A Critical Juncture

As the temperature finally climbs above the wooly sweater mark, the days shift from cold and wet to hot and damp, and the summer movie season explodes like an early Fourth of July cherry bomb. The numbers coming in are huge – The Hangover II had the biggest Memorial Day weekend opening in movie history for a comedy or an R-rated film. This deliberately gross flick grossed $200 million globally. That means countries around the world now believe all Americans look like Zach Galifianakis.

I haven’t seen The Hangover II yet. I thought the first one was pretty funny and don’t really expect anything new from the sequel. But since I now fancy myself a critic, albeit one with puke down the front of my shirt, I’ve become very interested in how people react to my reviews. I’d like to think I steer people to a calm port; give them advice on how to keep firm footing in the treacherous shaky-cam sea, while still giving an entertaining overview of the film itself. I don’t think I wield a great deal of influence, although I’m pretty sure I kept at least two of my sisters away from Water for Elephants.

The website Rotten Tomatoes has a nice feature that shows the percentage of critics who liked a film vs the people who actually paid money to see it. Out of 191 reviews, only 35% of the critics liked The Hangover II. The audience percentage was an astonishing 95% positive. This film is not going to end up with an Academy Award, but with those kind of receipts, The Hangover III is a pretty good bet. The fourth Pirates of the Caribbean film had even fewer good reviews, but it seems the ticket holders agreed with the naysayers a little more (32% vs. 65%). Even so, it’s brought in $153 mil.

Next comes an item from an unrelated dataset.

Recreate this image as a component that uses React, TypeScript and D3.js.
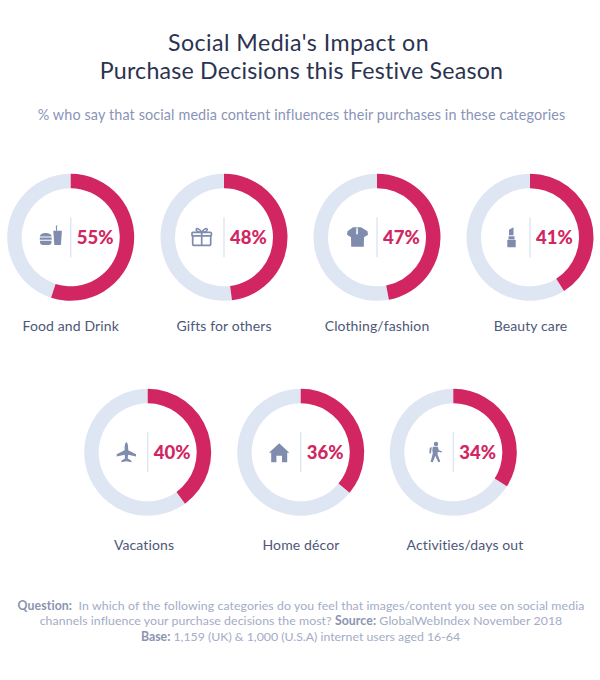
import React, { useEffect } from "react";
import * as d3 from "d3";

const categories = ["Food and Drink", "Gifts for others", "Clothing/fashion", "Beauty care", "Vacations", "Home décor", "Activities/days out"];
const values = [55, 48, 47, 41, 40, 36, 34];
const iconKeys = ["food", "gift", "shirt", "lipstick", "plane", "home", "walk"];
const centerX = [70.7, 224, 377, 530, 147.7, 300.7, 453.3];
const centerY = [237.3, 237.3, 237.3, 237.3, 452.3, 452.3, 452.3];
const labelX = [70.7, 224, 377, 530.5, 144, 301, 465];
const labelY = [331, 331, 331, 331, 550, 550, 550];

const PINK = "#d12661";
const PALE = "#dfe6f3";
const ICON = "#7f8cae";
const FONT = "Lato, sans-serif";

function Icon({ kind }: { kind: string }) {
  switch (kind) {
    case "food":
      return (
        <g fill={ICON}>
          <path d="M-30.7 -0.8 C-30.7 -3 -28 -4.2 -25 -4.2 C-22 -4.2 -19.2 -3 -19.2 -0.8 z" />
          <rect x="-30.9" y="0.2" width="11.9" height="2.2" />
          <path d="M-30.7 3.4 h11.5 v1.3 a3 3 0 0 1 -3 3 h-5.5 a3 3 0 0 1 -3 -3 z" />
          <path d="M-17.4 -6.6 h8.6 l-1 14.3 h-6.6 z" />
          <path d="M-14.6 -6.6 l-0.3 -4.6 l1.2 -0.9 l0.6 0.7 l-0.7 0.6 l0.3 4.2 z" />
        </g>
      );
    case "gift":
      return (
        <g fill="none" stroke={ICON} strokeWidth="1.7" transform="translate(1.2,0)">
          <rect x="-32.5" y="-4.5" width="18" height="12.5" rx="1" />
          <rect x="-33.2" y="-5" width="19.4" height="3.6" fill="#fff" rx="1" />
          <path d="M-23.5 -5 V8" />
          <path d="M-23.5 -5 C-26 -9 -29 -9.6 -29 -7.6 C-29 -6 -26 -5 -23.5 -5 C-21 -5 -18 -6 -18 -7.6 C-18 -9.6 -21 -9 -23.5 -5 z" />
        </g>
      );
    case "shirt":
      return (
        <g>
          <path fill={ICON} d="M-24 -10 L-16 -10 L-9.5 -6 L-9 -2.5 L-13 0 L-13.2 9.5 L-25.8 9.5 L-26 0 L-30 -2.5 L-29.5 -6 z" />
          <path fill="#fff" d="M-20.6 -9.6 h1.3 l0.2 6 l-0.85 1 l-0.85 -1 z" />
        </g>
      );
    case "lipstick":
      return (
        <g fill={ICON} transform="translate(5,0)">
          <path d="M-26 -2 V-7.5 L-21.5 -10 V-2 z" />
          <rect x="-26.5" y="-1" width="6" height="3" />
          <rect x="-27.7" y="2.5" width="8.4" height="7.4" rx="0.5" />
        </g>
      );
    case "plane":
      return (
        <path fill={ICON} d="M-21.3 -10 C-20 -10 -19.5 -6 -19.5 -4 L-19.5 -2 L-11.7 2 L-11.7 4.3 L-19.5 2.5 L-20 6 L-16.3 8.5 L-16.3 10 L-21.3 9 L-26.3 10 L-26.3 8.5 L-22.6 6 L-23.1 2.5 L-31 4.3 L-31 2 L-23.1 -2 L-23.1 -4 C-23.1 -6 -22.6 -10 -21.3 -10 z" />
      );
    case "home":
      return (
        <g fill={ICON}>
          <path d="M-21.5 -9 L-11.4 0.5 L-13.5 0.5 L-13.5 10 L-18.7 10 L-18.7 3.5 L-24.3 3.5 L-24.3 10 L-29.5 10 L-29.5 0.5 L-31.7 0.5 z" />
        </g>
      );
    case "walk":
    default:
      return (
        <g>
          <circle cx="-17.3" cy="-8.3" r="2.2" fill={ICON} />
          <path fill={ICON} d="M-20.5 -5.5 L-15.5 -5.5 L-14.5 -2 L-11.4 -1 L-11.6 0.2 L-15.5 -0.5 L-15.8 2 L-13 9.5 L-15 10 L-18 3.5 L-20.5 10 L-22.7 9.5 L-20.5 1 L-21 -2 z" />
          <path fill={ICON} d="M-21.5 -5 L-23.5 -4.5 L-24 1 L-22.4 1.3 z" />
        </g>
      );
  }
}

export default function App() {
  useEffect(() => {
    document.body.style.margin = "0";
  }, []);
  const arc = d3.arc<d3.PieArcDatum<number>>().innerRadius(49).outerRadius(63.5);
  const pie = d3.pie<number>().sort(null).startAngle(0).endAngle(2 * Math.PI);
  return (
    <svg width={600} height={680} style={{ display: "block", position: "absolute", left: 0, top: 0, background: "#fff" }} fontFamily={FONT}>
      <g textAnchor="middle" fill="#2b3350" fontSize="23.2">
        <text x={298.5} y={50.5} letterSpacing="0.45">Social Media's Impact on</text>
        <text x={301.5} y={79} letterSpacing="0.2">Purchase Decisions this Festive Season</text>
      </g>
      <text x={301.5} y={120} textAnchor="middle" fill="#8a94b8" fontSize="14.4" letterSpacing="0.12">
        % who say that social media content influences their purchases in these categories
      </text>
      {categories.map((name, i) => {
        const slices = pie([values[i], 100 - values[i]]);
        return (
          <g key={name}>
            <g transform={`translate(${centerX[i]},${centerY[i]})`}>
              <path d={arc(slices[1]) ?? ""} fill={PALE} />
              <path d={arc(slices[0]) ?? ""} fill={PINK} />
              <line x1={0} x2={0} y1={-20} y2={20} stroke={PALE} strokeWidth={1.5} />
              <Icon kind={iconKeys[i]} />
              <text x={6} y={6.6} fill={PINK} fontSize="18.5" fontWeight="900">{values[i]}%</text>
            </g>
            <text x={labelX[i]} y={labelY[i]} textAnchor="middle" fill="#4d5779" fontSize="14" letterSpacing="0.12">{name}</text>
          </g>
        );
      })}
      <g textAnchor="middle" fill="#a3acc6" fontSize="12.3">
        <text x={301} y={610} letterSpacing="0.1"><tspan fontWeight="700" fill="#8a94b0">Question:</tspan>{"\u00a0\u00a0In which of the following categories do you feel that images/content you see on social media"}</text>
        <text x={301} y={625} letterSpacing="0.08">channels influence your purchase decisions the most? <tspan fontWeight="700" fill="#8a94b0">Source:</tspan> GlobalWebIndex November 2018</text>
        <text x={300.5} y={641}><tspan fontWeight="700" fill="#8a94b0">Base:</tspan> 1,159 (UK) &amp; 1,000 (U.S.A) internet users aged 16-64</text>
      </g>
    </svg>
  );
}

Compare this to the film Bridesmaids, which was the critics darling at 89% vs. audience 88%. It opened 3 weeks ago and has taken in $85 million, which is considered amazing for a film with all women in it. They are already discussing a sequel – maybe Melissa McCarthy and the air marshall can get married in Taiwan.

Usually the star of a big sequel is the marketing department. With Ed Helms and his Mike Tyson tattoo plastered on every bus terminal and billboard in sight, seeing the movie starts to feel like a foregone conclusion. Hey, dude! Summer hasn’t really started until you’ve seen Ken Jeong do full frontal! Clearly the bad write-ups made no difference at all.

So tell me, my faceless movie seatmates, do reviews influence whether or not you will see a movie? Are you going to sit through another Zack attack? (I have to admit the smoking monkey kind of makes me want to see it.)